■ YOUR INSTRUCTIONS
Omit the pictures and output exactly the lines from the start of the entries through the line containing "YAxis, ReferenceArea, Label".

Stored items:
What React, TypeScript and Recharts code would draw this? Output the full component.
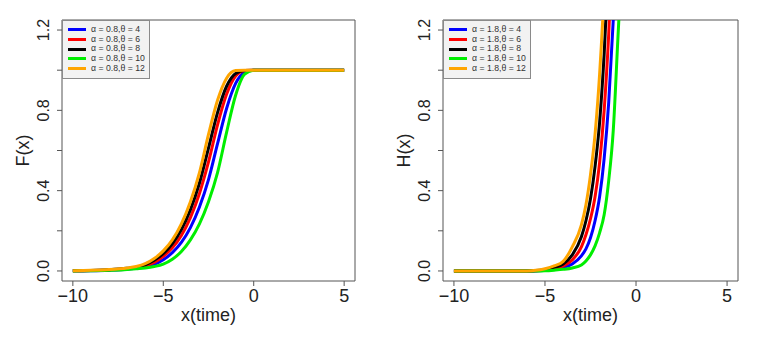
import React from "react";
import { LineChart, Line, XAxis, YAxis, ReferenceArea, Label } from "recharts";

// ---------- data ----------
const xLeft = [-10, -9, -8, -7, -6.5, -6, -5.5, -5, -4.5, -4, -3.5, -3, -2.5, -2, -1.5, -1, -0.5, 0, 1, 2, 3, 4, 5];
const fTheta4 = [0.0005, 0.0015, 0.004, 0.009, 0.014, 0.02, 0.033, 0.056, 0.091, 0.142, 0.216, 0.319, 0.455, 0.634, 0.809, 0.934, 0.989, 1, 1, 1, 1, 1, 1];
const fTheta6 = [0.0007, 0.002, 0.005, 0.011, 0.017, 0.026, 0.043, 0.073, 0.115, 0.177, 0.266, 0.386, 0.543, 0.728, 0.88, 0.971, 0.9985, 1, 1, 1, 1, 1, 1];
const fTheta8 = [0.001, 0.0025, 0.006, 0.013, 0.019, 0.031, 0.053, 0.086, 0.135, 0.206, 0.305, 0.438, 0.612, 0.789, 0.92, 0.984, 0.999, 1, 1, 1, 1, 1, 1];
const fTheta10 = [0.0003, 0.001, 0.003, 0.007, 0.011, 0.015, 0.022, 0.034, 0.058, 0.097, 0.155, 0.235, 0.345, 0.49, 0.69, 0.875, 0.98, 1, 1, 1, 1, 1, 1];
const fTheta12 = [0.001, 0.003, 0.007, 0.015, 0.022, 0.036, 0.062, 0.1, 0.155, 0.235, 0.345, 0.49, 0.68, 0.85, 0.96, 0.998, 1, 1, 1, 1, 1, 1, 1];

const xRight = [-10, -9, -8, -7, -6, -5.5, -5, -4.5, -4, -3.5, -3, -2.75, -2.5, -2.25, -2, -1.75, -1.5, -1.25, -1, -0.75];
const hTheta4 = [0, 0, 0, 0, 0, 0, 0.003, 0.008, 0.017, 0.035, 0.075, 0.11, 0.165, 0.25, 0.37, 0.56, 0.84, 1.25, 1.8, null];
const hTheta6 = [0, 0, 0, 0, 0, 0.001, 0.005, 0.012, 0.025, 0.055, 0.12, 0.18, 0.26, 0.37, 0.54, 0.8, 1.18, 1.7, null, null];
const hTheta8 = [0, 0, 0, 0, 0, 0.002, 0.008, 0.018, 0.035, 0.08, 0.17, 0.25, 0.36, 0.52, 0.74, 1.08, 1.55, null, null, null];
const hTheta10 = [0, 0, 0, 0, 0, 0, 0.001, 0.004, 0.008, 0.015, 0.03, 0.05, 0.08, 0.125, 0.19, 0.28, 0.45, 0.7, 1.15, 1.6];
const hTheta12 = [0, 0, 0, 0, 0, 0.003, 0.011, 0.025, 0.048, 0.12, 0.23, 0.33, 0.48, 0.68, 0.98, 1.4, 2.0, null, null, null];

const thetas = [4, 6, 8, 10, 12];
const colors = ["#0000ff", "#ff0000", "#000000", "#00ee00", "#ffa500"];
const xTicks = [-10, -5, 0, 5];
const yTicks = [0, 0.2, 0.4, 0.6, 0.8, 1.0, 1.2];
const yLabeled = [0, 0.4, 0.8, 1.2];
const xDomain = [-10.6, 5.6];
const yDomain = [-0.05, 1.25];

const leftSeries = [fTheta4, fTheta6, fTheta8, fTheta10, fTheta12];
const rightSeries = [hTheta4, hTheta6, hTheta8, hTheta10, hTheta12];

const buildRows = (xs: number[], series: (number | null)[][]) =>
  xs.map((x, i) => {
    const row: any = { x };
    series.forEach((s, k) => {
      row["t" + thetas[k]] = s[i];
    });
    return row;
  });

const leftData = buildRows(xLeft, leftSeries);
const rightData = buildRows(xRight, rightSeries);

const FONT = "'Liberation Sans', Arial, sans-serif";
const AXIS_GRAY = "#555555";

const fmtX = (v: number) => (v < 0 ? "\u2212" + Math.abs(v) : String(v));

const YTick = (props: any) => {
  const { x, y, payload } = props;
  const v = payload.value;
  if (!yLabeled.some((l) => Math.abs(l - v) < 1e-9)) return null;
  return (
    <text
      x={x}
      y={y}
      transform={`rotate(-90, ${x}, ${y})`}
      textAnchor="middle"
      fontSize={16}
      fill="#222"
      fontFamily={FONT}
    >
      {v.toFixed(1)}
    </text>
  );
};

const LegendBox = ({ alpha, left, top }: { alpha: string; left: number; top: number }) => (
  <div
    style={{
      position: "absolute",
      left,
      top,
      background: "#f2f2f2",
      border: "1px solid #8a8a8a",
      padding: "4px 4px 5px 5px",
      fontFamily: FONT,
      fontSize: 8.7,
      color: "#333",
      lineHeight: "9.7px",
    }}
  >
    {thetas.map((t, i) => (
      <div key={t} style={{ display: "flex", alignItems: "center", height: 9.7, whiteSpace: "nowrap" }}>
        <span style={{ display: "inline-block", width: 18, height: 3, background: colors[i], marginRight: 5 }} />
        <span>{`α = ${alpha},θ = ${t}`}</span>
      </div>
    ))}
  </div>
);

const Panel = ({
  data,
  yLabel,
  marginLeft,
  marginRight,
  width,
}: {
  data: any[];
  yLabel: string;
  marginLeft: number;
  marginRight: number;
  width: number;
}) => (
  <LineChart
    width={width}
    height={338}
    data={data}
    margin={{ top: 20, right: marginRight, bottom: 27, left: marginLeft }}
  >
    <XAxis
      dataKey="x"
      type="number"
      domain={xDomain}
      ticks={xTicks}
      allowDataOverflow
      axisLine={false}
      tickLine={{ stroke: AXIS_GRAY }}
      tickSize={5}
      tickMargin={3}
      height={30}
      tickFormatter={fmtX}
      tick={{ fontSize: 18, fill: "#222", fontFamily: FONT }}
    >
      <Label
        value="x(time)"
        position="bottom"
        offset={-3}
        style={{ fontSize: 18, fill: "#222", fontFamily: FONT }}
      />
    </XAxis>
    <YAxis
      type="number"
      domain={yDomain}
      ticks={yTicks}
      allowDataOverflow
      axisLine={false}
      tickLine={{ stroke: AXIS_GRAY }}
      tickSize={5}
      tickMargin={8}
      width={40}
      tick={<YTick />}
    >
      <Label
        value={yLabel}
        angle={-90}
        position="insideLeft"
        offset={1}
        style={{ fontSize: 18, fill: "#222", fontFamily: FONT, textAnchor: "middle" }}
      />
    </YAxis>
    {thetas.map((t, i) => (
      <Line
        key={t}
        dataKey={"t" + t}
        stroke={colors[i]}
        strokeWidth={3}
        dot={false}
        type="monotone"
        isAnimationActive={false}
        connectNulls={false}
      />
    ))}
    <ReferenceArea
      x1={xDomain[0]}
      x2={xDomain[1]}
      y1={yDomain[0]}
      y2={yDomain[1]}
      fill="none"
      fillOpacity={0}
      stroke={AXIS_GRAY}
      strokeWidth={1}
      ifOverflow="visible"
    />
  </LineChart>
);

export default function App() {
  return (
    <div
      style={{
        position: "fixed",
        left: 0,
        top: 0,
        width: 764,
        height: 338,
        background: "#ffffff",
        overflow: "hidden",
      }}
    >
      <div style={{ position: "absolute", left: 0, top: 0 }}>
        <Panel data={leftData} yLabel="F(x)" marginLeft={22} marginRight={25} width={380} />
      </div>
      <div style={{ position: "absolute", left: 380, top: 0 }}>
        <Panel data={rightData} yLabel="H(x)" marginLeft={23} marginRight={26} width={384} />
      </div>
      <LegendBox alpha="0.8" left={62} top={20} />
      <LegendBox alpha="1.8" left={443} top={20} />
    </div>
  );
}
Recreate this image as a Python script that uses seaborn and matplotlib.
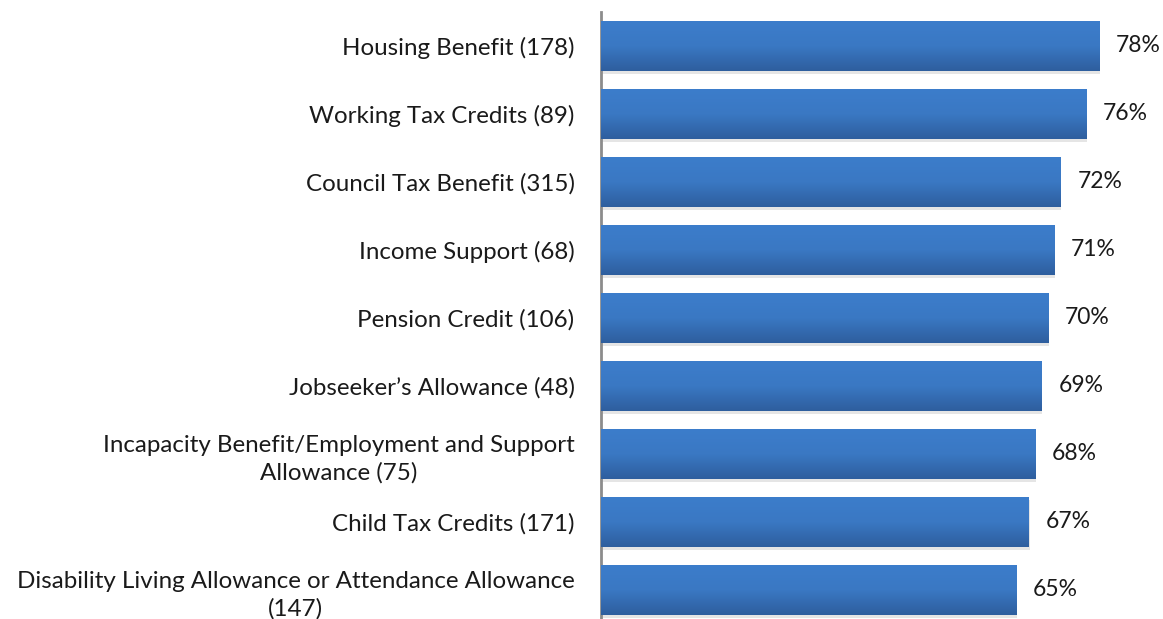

■ WRITTEN ANSWER
What React, TypeScript and Recharts code would draw this? Output the full component.
import React from "react";
import { LineChart, Line, XAxis, YAxis, ReferenceArea, Label } from "recharts";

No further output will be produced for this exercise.